Review

Die Weltgeschichte als absurde Komödie
Eine Review voller persönlicher Interpretationen und massiver Spoiler

Stell Dir vor, Du bist auf der Trauerfeier für jemanden, den Du gar nicht kanntest. Und sollst plötzlich eine Rede halten. Dann merkst Du, dass Du nur ein Nachthemd anhast. Darren Aronofskys MOTHER! ist – zumindest über weite Strecken – ein filmischer Alptraum in der Form einer absurden Komödie, eines Boulevardstücks, in dem immer neue Überraschungsgäste an die Türen klopfen und der Zuschauer sich mit der völlig überforderten Jennifer Lawrence mitten im Geschehen befindet und den Mund gar nicht mehr zubekommt bei all den Ungeheuerlichkeiten, die hier vor sich gehen. Und dann ist da noch diese unterschwellig geheimnisvolle Atmosphäre, die verschwörerische Vertrautheit des Hausherr mit seinen Gästen, die Andeutungen und Symbole, das Geheimnis im Keller und das merkwürdige Etwas in der Toilette.

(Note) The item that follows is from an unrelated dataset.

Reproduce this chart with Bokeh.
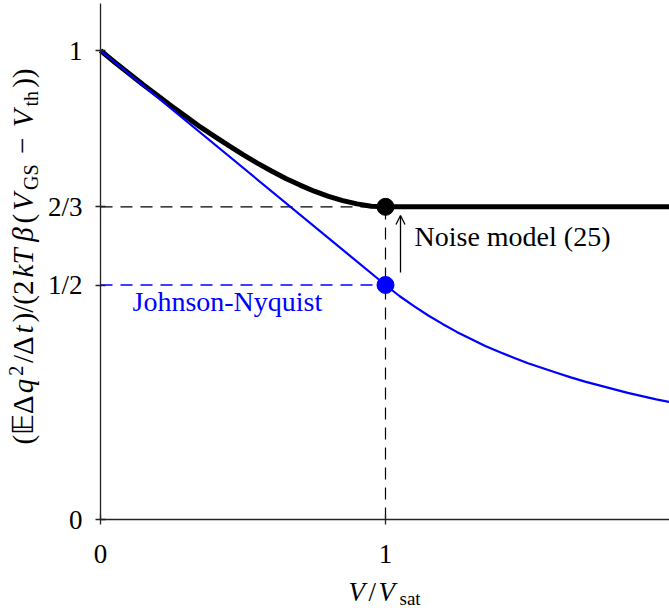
import math
from bokeh.plotting import figure
from bokeh.models import (Range1d, FixedTicker, CustomJSTickFormatter, Label,
                          Arrow, OpenHead)
from bokeh.embed import file_html
from bokeh.resources import INLINE

# ---------------- data ----------------
# Noise model (25): thick black curve, flat after saturation
v_model = [0.0, 0.05, 0.1, 0.15, 0.2, 0.25, 0.3, 0.35, 0.4, 0.45, 0.5, 0.55,
           0.6, 0.65, 0.7, 0.75, 0.8, 0.85, 0.9, 0.95, 1.0, 2.0]
g_model = [1.0, 0.975, 0.951, 0.927, 0.904, 0.881, 0.859, 0.837, 0.817, 0.797,
           0.778, 0.760, 0.743, 0.727, 0.713, 0.700, 0.689, 0.680, 0.673, 0.668,
           0.667, 0.667]
# Johnson-Nyquist: thin blue curve
v_jn = [0.0, 1.0, 1.05, 1.1, 1.15, 1.2, 1.25, 1.3, 1.35, 1.4, 1.45, 1.5, 1.55,
        1.6, 1.65, 1.7, 1.75, 1.8, 1.85, 1.9, 1.95, 2.0]
g_jn = [1.0, 0.5, 0.476, 0.455, 0.435, 0.417, 0.400, 0.385, 0.370, 0.357, 0.345,
        0.333, 0.323, 0.313, 0.303, 0.294, 0.286, 0.278, 0.270, 0.263, 0.256, 0.250]

v_sat = 1.0
g_sat_model = 2.0 / 3.0
g_sat_jn = 0.5

x_ticks = [0, 1]
x_tick_labels = ["0", "1"]
y_ticks = [0, 0.5, 2.0 / 3.0, 1]
y_tick_labels = ["0", "1/2", "2/3", "1"]

x_max = 2.0
y_max = 1.1

# ---------------- layout helpers ----------------
FONT = "Liberation Serif"
F = "27px"
BLUE = "#0000ff"
W, H = 669, 608


def X(px):
    return (px - 100) / 285.0


def Y(py):
    return (519 - py) / 469.0


def off(size_px):
    # empirical shift between requested and drawn baseline
    return 0.37 * size_px


p = figure(width=W, height=H, output_backend="svg", toolbar_location=None,
           x_range=Range1d(X(0), X(W)), y_range=Range1d(Y(H), Y(0)),
           min_border_left=0, min_border_right=0, min_border_top=0,
           min_border_bottom=0)
p.grid.visible = False
p.outline_line_color = None
p.background_fill_color = "white"
p.border_fill_color = "white"

p.xaxis.fixed_location = 0
p.yaxis.fixed_location = 0
p.xaxis.bounds = (0, x_max)
p.yaxis.bounds = (0, y_max)

for ax in (p.xaxis[0], p.yaxis[0]):
    ax.axis_line_color = "#222222"
    ax.axis_line_width = 1.3
    ax.major_tick_line_color = "#222222"
    ax.major_tick_line_width = 1.3
    ax.major_tick_in = 5
    ax.major_tick_out = 5
    ax.minor_tick_line_color = None
    ax.major_label_text_font = FONT
    ax.major_label_text_font_size = F
    ax.major_label_text_color = "black"
    ax.axis_label = None

p.xaxis.ticker = FixedTicker(ticks=x_ticks)
p.yaxis.ticker = FixedTicker(ticks=y_ticks)
fmt_code = """
for (let i = 0; i < vals.length; i++) {
  if (Math.abs(tick - vals[i]) < 1e-6) return labs[i];
}
return "";
"""
p.xaxis.formatter = CustomJSTickFormatter(args=dict(vals=x_ticks, labs=x_tick_labels), code=fmt_code)
p.yaxis.formatter = CustomJSTickFormatter(args=dict(vals=y_ticks, labs=y_tick_labels), code=fmt_code)
p.xaxis.major_label_standoff = 20
p.yaxis.major_label_standoff = 13

# ---------------- guide lines ----------------
p.line([0, v_sat], [g_sat_model, g_sat_model], line_color="black", line_width=1.2, line_dash="12 8")
p.line([0, v_sat], [g_sat_jn, g_sat_jn], line_color=BLUE, line_width=1.3, line_dash="12 8")
p.line([v_sat, v_sat], [0, g_sat_model], line_color="black", line_width=1.2, line_dash="12 8")

# ---------------- curves ----------------
p.line(v_model, g_model, line_color="black", line_width=5)
p.line(v_jn, g_jn, line_color=BLUE, line_width=2.2)
p.scatter([v_sat], [g_sat_model], size=17, color="black")
p.scatter([v_sat], [g_sat_jn], size=17, color=BLUE)

# ---------------- annotations ----------------
p.add_layout(Arrow(end=OpenHead(size=9, line_width=1.3, line_color="black"),
                   x_start=X(400), y_start=Y(272), x_end=X(400), y_end=Y(215),
                   line_width=1.3, line_color="black"))
p.add_layout(Label(x=X(414), y=Y(246 - off(28)), text="Noise model (25)", text_font=FONT,
                   text_font_size="28px", text_color="black", text_align="left",
                   text_baseline="alphabetic"))
p.add_layout(Label(x=X(132), y=Y(311 - off(28)), text="Johnson-Nyquist", text_font=FONT,
                   text_font_size="28px", text_color=BLUE, text_align="left",
                   text_baseline="alphabetic"))

# x axis label  V/V_sat
for txt, style, size, px, py in [("V", "italic", 27, 348, 601), ("/", "normal", 27, 368, 601),
                                 ("V", "italic", 27, 378, 601), ("sat", "normal", 19, 399, 605)]:
    p.add_layout(Label(x=X(px), y=Y(py - off(size)), text=txt, text_font=FONT,
                       text_font_size=f"{size}px", text_font_style=style,
                       text_color="black", text_align="left", text_baseline="alphabetic"))

# y axis label (rotated), laid out piece by piece from bottom to top
YF, YS = 29, 20
BASE, SUP, SUB = 33, 23, 38
pieces = [
    ("(\U0001D53C\u0394", "normal", YF, BASE, 1.625),
    ("q", "italic", YF, BASE, 0.5),
    ("2", "normal", YS, SUP, 0.5),
    ("/\u0394", "normal", YF, BASE, 0.89),
    ("t", "italic", YF, BASE, 0.278),
    (")/(2", "normal", YF, BASE, 1.444),
    ("kT \u03B2", "italic", YF, BASE, 1.75),
    ("(", "normal", YF, BASE, 0.333),
    ("V", "italic", YF, BASE, 0.611),
    ("GS", "normal", YS, SUB, 1.278),
    ("\u2212", "normal", YF, BASE, 1.064),
    ("V", "italic", YF, BASE, 0.611),
    ("th", "normal", YS, SUB, 0.778),
    ("))", "normal", YF, BASE, 0.667),
]
widths = [w * sz for _, _, sz, _, w in pieces]
gap = ((443 - 68) - sum(widths)) / (len(pieces) - 1)
pos = 443.0
for (txt, style, size, bx, _), w in zip(pieces, widths):
    mid = pos - w / 2.0
    p.add_layout(Label(x=X(bx - off(size)), y=Y(mid), text=txt, text_font=FONT,
                       text_font_size=f"{size}px", text_font_style=style,
                       text_color="black", text_align="center",
                       text_baseline="alphabetic", angle=math.pi / 2))
    pos -= w + gap

open("out.html", "w").write(file_html(p, INLINE))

Lange lässt uns der Film im Dunkeln, wohin die Reise geht, die ersten beiden Drittel sind dadurch hoch spannend, die Beziehung zwischen Mann und Frau bieten zusätzlichen Zündstoff – nach BLACK SWAN liegt die Vermutung nahe, dies könnte Aronofskys ROSEMARY’S BABY werden. Doch MOTHER! will viel mehr sein als ein gewöhnlicher Psychothriller, ist eher eine Fortführung von THE FOUNTAIN als von BLACK SWAN. Man braucht sich nur die Rollennamen des Films auf der imdb-Seite des Films (oder im Abspann) ansehen und man ahnt, dass die Ambitionen hier deutlich größer sind. MOTHER! ist ein Film, der so bedeutend sein will, der sich für so wichtig hält, dass er ein Ausrufezeichen verdient hat. Fangen wir also noch einmal an.

Stell Dir vor, Du renovierst ganz alleine das Haus, richtest alles schön her und dann fallen ein Haufen Fremde ein und machen alles kaputt. So ähnlich muss sich doch eigentlich Mutter Erde fühlen, dachte sich wohl Darren Aronofsky und machte einen Film daraus. Ganz so simpel ist MOTHER! natürlich nicht. Aber fast.

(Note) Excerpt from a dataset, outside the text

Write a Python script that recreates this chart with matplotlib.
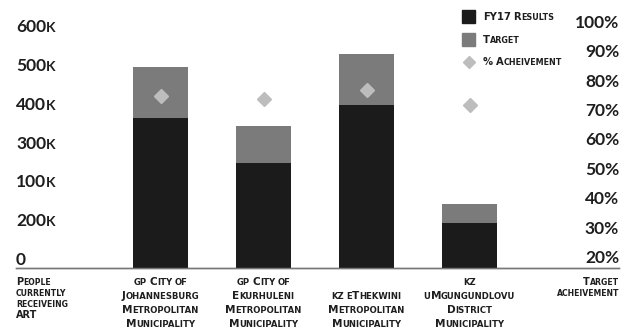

Dass Aronofsky bei der NOAH-Recherche vielleicht etwas zu tief in die Bibel geguckt haben mag, scheint in den ersten beiden Drittels des Films noch subtil durch. Ein „Paradies“ wollte sie mit dem Haus errichten, so die „Mother“, die von Javier Bardems „Him“ immer wieder „my goddess“ genannt wird, und als sie sich nach den ersten Verwüstungen des Hauses ans Aufräumen macht, meint sie lapidar, sie werde sich mal um die „Apokalypse“ kümmern. Dass die beiden ungebetenen Gäste („Man“ und „Woman“) sich in ihrem Paradies ziemlich daneben benehmen und deren jüngerer Sohn einen Brudermord begeht – all das lässt sich noch als interessante Allegorie lesen.

Spätestens im viel zu langen letzten Akt jedoch, als Militärs, Mädchenhändler und Demonstranten das Haus einnehmen und man mit Jennifer Lawrence durch die Räume zappt wie durch einen Nachrichtensender, wenn ER kultisch von seinen Anhängern verehrt wird und das Haus vollhängt mit seinen Götzenbildern, dann fühlt man sich nicht, wie vielleicht von Aronofsky beabsichtigt, vom Bildersturm überwältigt, sondern schlichtweg von der Botschaft überrannt. Das ist prätentiöses Filmemachen auf – zugegebenermaßen – höchstem Niveau.

Ein Film, der einen noch lange beschäftigt, im Guten wie im Schlechten.